▸ **BRIEF**: How does the data below read from its first line through the line containing "import pandas as pd"? Print those lines exactly.

▸ **GIVEN MATERIAL**:

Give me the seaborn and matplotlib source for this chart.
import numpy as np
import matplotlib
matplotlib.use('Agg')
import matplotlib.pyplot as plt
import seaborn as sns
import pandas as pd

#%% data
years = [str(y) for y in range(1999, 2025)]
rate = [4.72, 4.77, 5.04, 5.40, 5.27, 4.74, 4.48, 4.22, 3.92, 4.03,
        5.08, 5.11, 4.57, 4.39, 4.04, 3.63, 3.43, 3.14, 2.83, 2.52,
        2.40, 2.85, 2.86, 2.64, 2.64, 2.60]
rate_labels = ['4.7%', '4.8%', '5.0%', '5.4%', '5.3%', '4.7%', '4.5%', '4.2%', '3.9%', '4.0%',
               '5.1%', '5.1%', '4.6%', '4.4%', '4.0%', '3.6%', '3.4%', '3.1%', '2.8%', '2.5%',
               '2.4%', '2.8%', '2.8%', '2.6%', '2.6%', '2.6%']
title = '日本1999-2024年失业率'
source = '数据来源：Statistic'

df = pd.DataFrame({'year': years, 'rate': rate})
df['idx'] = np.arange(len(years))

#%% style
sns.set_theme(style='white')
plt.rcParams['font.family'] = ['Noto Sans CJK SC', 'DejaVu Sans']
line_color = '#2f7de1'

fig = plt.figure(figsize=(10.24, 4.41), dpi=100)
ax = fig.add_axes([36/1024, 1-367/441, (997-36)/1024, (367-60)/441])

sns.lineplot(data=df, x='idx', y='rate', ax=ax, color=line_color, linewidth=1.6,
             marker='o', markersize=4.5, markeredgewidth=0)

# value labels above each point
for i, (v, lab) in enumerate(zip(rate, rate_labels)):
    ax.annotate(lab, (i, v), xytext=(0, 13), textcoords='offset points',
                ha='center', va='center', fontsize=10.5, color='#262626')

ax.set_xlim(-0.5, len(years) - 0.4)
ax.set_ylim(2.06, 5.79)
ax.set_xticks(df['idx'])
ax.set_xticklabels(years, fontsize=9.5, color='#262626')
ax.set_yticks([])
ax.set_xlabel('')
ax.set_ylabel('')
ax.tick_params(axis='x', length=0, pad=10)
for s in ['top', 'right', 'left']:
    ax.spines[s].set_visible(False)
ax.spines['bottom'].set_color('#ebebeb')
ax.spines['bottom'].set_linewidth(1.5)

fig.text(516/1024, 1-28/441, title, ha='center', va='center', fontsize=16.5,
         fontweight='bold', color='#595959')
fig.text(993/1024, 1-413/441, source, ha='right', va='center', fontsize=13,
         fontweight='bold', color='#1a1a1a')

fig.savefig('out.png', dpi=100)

▸ **EXERCISE RESPONSE**:
Give me the seaborn and matplotlib source for this chart.
import numpy as np
import matplotlib
matplotlib.use('Agg')
import matplotlib.pyplot as plt
import seaborn as sns
import pandas as pd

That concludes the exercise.